Аллах прощает человека, когда он грешит по неведению!
Прочитала про то, как на одном из
московских комбинатов нашли в халяльных сосисках ДНК свинины, про кипиш
по этому поводу – и вспомнила Кучу Кучуевича.
Он был из
дагестанских лакцев - и раз в год приезжал в Москву по делам. Дела были
чрезвычайно разнообразны - семья Кучу Кучуевича посвятила себя
народным промыслам и преград на этой стезе не ведала. Сыновья Кучу
Кучуевича занимались чеканкой. Дочери – ткали ковры. В минутку отдыха
они все вместе производили на свет лакскую народную керамику. Валяли
бурки, низали мониста и точили кинжалы. Все внуки Кучу Кучуевича с 5 до
20 лет плясали в детском ансамбле национального танца. Сам Кучу
Кучуевич делал очень красивые серебряные украшения с народными
узорами. Ну, и приезжал в Москву по делам, которые, в основном, состояли
в общении с закупочными комиссиями и концертными бюро.
Не
знаю, кто сосватал маме этого замечательного горного старца, но именно
ей досталась честь изображать из себя в его случае радушное московское
музейное сообщество. Так что неделю в каждом году Кучу Кучуевич спал у
нас на раскладушке в холле.
Колоритен, мудр и мягок он был до
крайности. А еще он был соблюдающим мусульманином. И даже возил с собой
коврик для молитвы, который и расстилал в холле пять раз в день. И
практически каждое это расстилание превращалось черт знает во что.
Мой
пес, лучший в мире пес, рыжий боксер Маттиас Вильгельм Кайзер Первый,
барон фон Рейхсдалер, изгонявшийся из холла ко мне в спальню на время
гостевания Кучу Кучевича, обладал исключительным слухом.
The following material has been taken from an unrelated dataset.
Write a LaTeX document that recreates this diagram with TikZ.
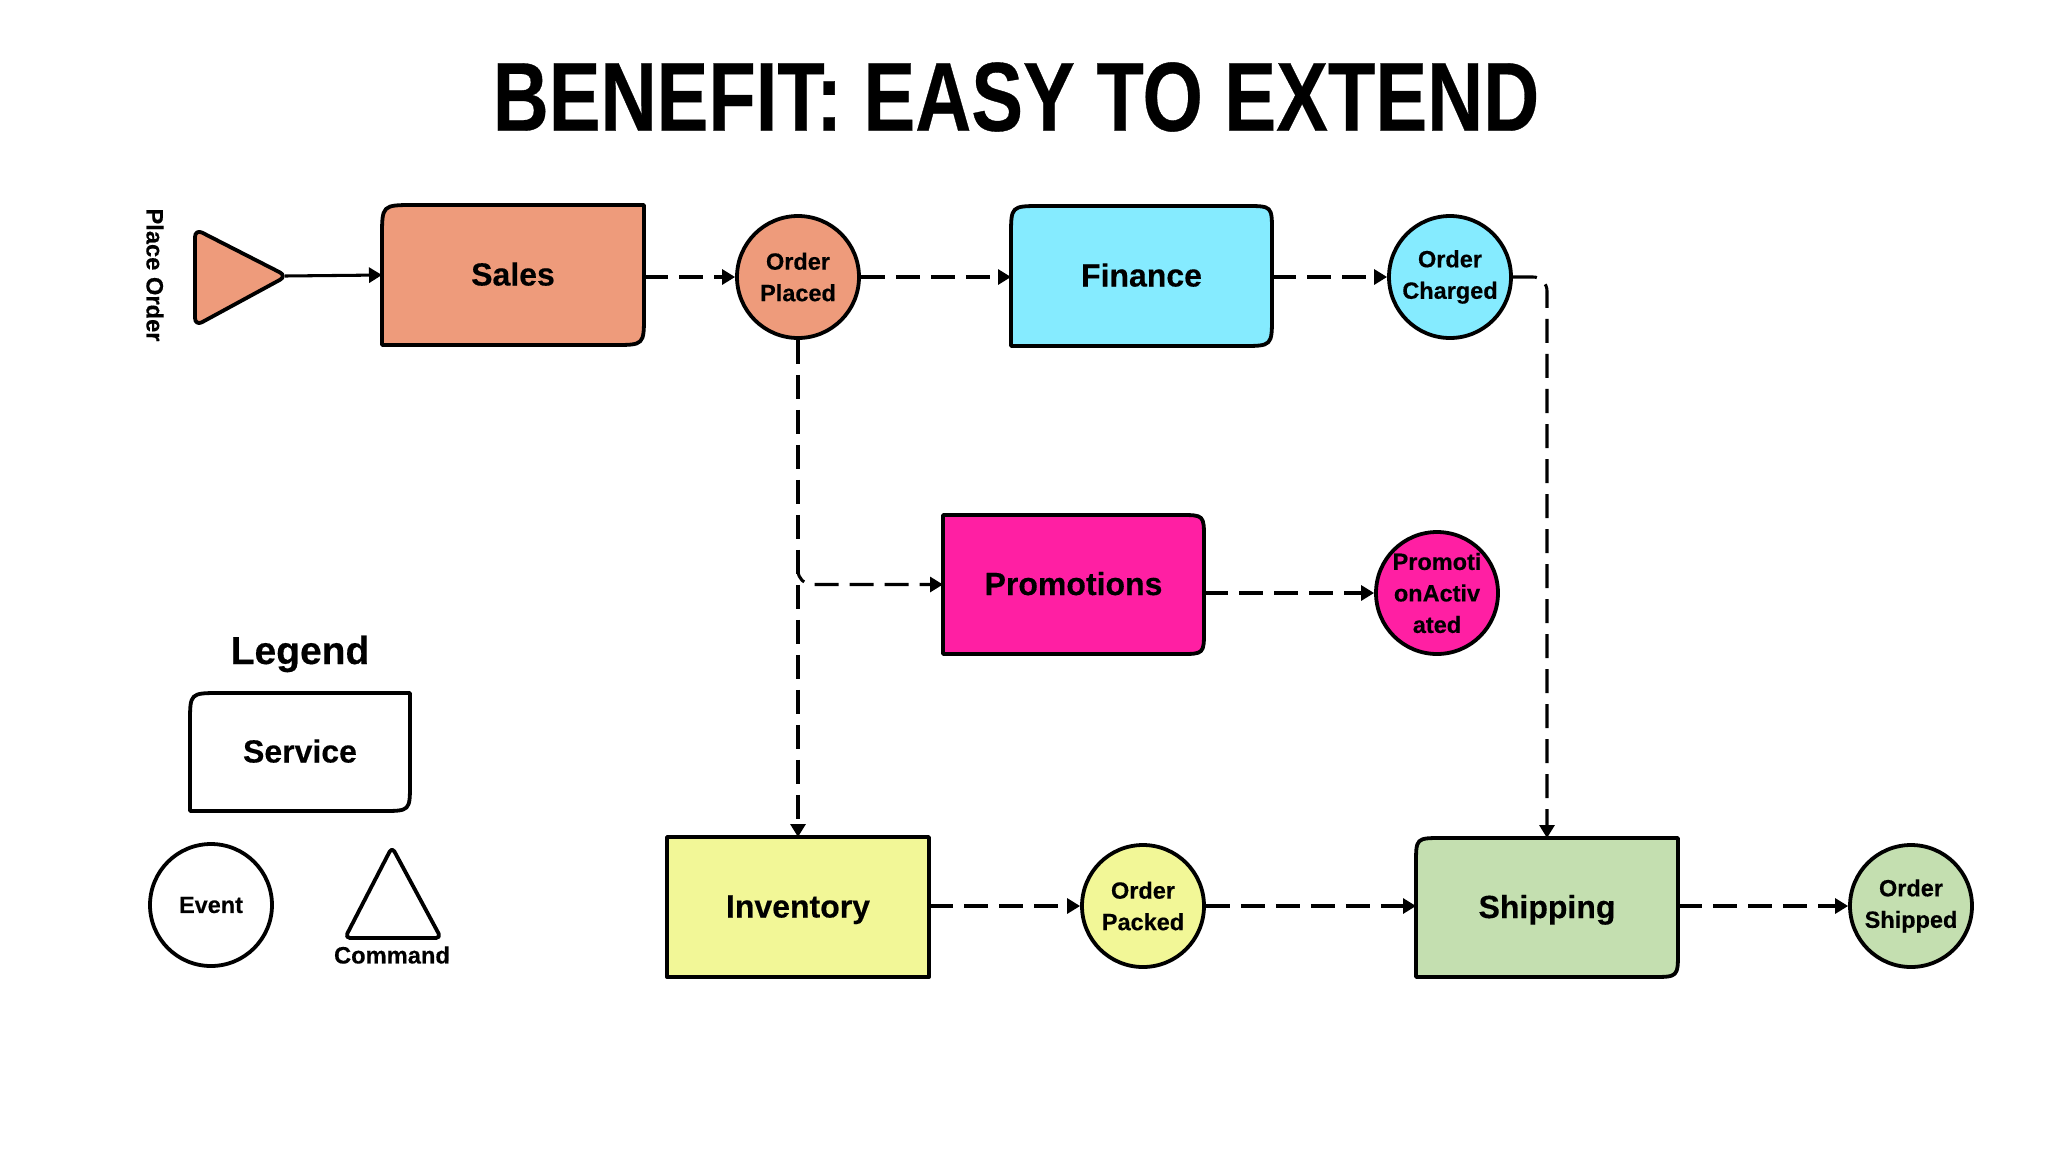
\documentclass[tikz,border=0pt]{standalone}
\usepackage{fontspec}
\setmainfont[BoldFeatures={FakeBold=0.35}]{Liberation Sans}
\usetikzlibrary{arrows.meta}
\definecolor{salesc}{HTML}{EE9B7B}
\definecolor{financec}{HTML}{85EBFF}
\definecolor{promoc}{HTML}{FF1FA3}
\definecolor{invc}{HTML}{F2F797}
\definecolor{shipc}{HTML}{C4DFB0}
\newcommand\fs[1]{\fontsize{#1}{#1}\selectfont\bfseries}
\tikzset{
  outline/.style={draw=black,line width=3.8pt,line join=round},
  evt/.style={circle,draw=black,line width=3.8pt,minimum size=122pt,inner sep=0pt,align=center,
    font=\fontsize{23.5}{31.5}\selectfont\bfseries},
  flow/.style={draw=black,line width=3.05pt,-{Triangle[length=13pt,width=15pt]}},
  dflow/.style={flow,dash pattern=on 24pt off 11pt},
  boxlabel/.style={rectangle,inner sep=0pt,outer sep=0pt,font=\fs{32},text height=25pt,text depth=4pt},
  plain/.style={inner sep=0pt,outer sep=0pt}
}
% name, x1, y1, x2, y2, fill, label, radii tl/tr/br/bl
\def\parseradii#1/#2/#3/#4\relax{\def\rtl{#1}\def\rtr{#2}\def\rbr{#3}\def\rbl{#4}}
\newcommand\svcbox[8]{%
  \parseradii#8\relax
  \draw[outline,fill=#6]
    ({#2+\rtl},#3) -- ({#4-\rtr},#3) .. controls (#4,#3) .. (#4,{#3+\rtr})
    -- (#4,{#5-\rbr}) .. controls (#4,#5) .. ({#4-\rbr},#5)
    -- ({#2+\rbl},#5) .. controls (#2,#5) .. (#2,{#5-\rbl})
    -- (#2,{#3+\rtl}) .. controls (#2,#3) .. ({#2+\rtl},#3) -- cycle;
  \node[boxlabel,minimum width={(#4-#2)*1pt},minimum height={(#5-#3)*1pt}] (#1) at ({(#2+#4)/2},{(#3+#5)/2}) {#7};
}
\begin{document}
\begin{tikzpicture}[x=1pt,y=-1pt]
\path[use as bounding box,fill=white] (0,0) rectangle (2048,1152);

\node[plain,xscale=0.792,font=\fs{98}] (title) at (1016,97) {BENEFIT: EASY TO EXTEND};

% command
\node[plain,rotate=-90,font=\fs{23.7}] (place) at (155,275) {Place Order};
\draw[outline,fill=salesc,rounded corners=8pt] (195,229) -- (287,276) -- (195,326) -- cycle;
\coordinate (cmdtip) at (285,276);

% services
\svcbox{sales}{382}{205}{644}{345}{salesc}{Sales}{32/0/30/0}
\svcbox{finance}{1011}{206}{1272}{346}{financec}{Finance}{30/26/30/0}
\svcbox{promo}{943}{515}{1204}{654}{promoc}{Promotions}{0/24/24/0}
\svcbox{inv}{667}{837}{929}{977}{invc}{Inventory}{0/0/0/0}
\svcbox{ship}{1416}{838}{1678}{977}{shipc}{Shipping}{26/0/26/0}
\svcbox{legsvc}{190}{693}{410}{811}{white}{Service}{30/0/28/0}

% events
\node[evt,fill=salesc] (op) at (798,277) {Order\\Placed};
\node[evt,fill=financec] (oc) at (1450,277) {Order\\Charged};
\node[evt,fill=promoc,inner sep=-8pt] (pa) at (1437,593) {Promoti\\onActiv\\ated};
\node[evt,fill=invc] (pk) at (1143,906) {Order\\Packed};
\node[evt,fill=shipc] (sh) at (1911,906) {Order\\Shipped};

% legend
\node[plain,font=\fs{39}] (legend) at (300,654) {Legend};
\node[evt,fill=white] (legevt) at (211,905) {Event};
\draw[outline,fill=white,rounded corners=5pt] (392,847) -- (441,938) -- (345,938) -- cycle;
\node[plain,font=\fs{23.7}] (legcmd) at (392,955) {Command};

% connectors
\draw[flow] (cmdtip) -- (sales.west);
\draw[dflow] (sales.east |- op.west) -- (op.west);
\draw[dflow] (op.east) -- (finance.west |- op.east);
\draw[dflow] (finance.east |- oc.west) -- (oc.west);
\draw[dflow] (op.south) -- (op.south |- inv.north);
\coordinate (branch) at (op.south |- 0,560);
\draw[dflow,rounded corners=14pt] (branch) |- (promo.west);
\draw[dflow] (promo.east |- pa.west) -- (pa.west);
\draw[dflow,rounded corners=14pt] (oc.east) -| (ship.north);
\draw[dflow] (inv.east |- pk.west) -- (pk.west);
\draw[dflow] (pk.east) -- (ship.west |- pk.east);
\draw[dflow] (ship.east |- sh.west) -- (sh.west);
\end{tikzpicture}
\end{document}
Шуршание
молельного коврика Матти прямо через три стены распознавал – после чего
экстатически взвывал, выбивал лбом дверь и несся на молитву.
При
виде Кучу Кучуевича, обращенного должным образом в сторону Мекки, Матти,
взвизгивая от счастья, начинал прыгать через старика, при каждом прыжке
страстно вылизывая ему лицо. А за ним прыгала я, пытаясь ухватить
мускулистого рыжего атлета поперек безупречной талии и утащить все его
пятьдесят килограммов обратно в спальню.
А Кучу Кучуевич
демонстрировал выдержку, на мой взгляд, более свойственную последователю
дзен –буддизма, чем мусульманину. Не дрогнув вылизанной бровью, он
продолжал взывать к Аллаху, делая вид, что ничего не происходит, и все
это шайтанство есть только хмарь и мираж.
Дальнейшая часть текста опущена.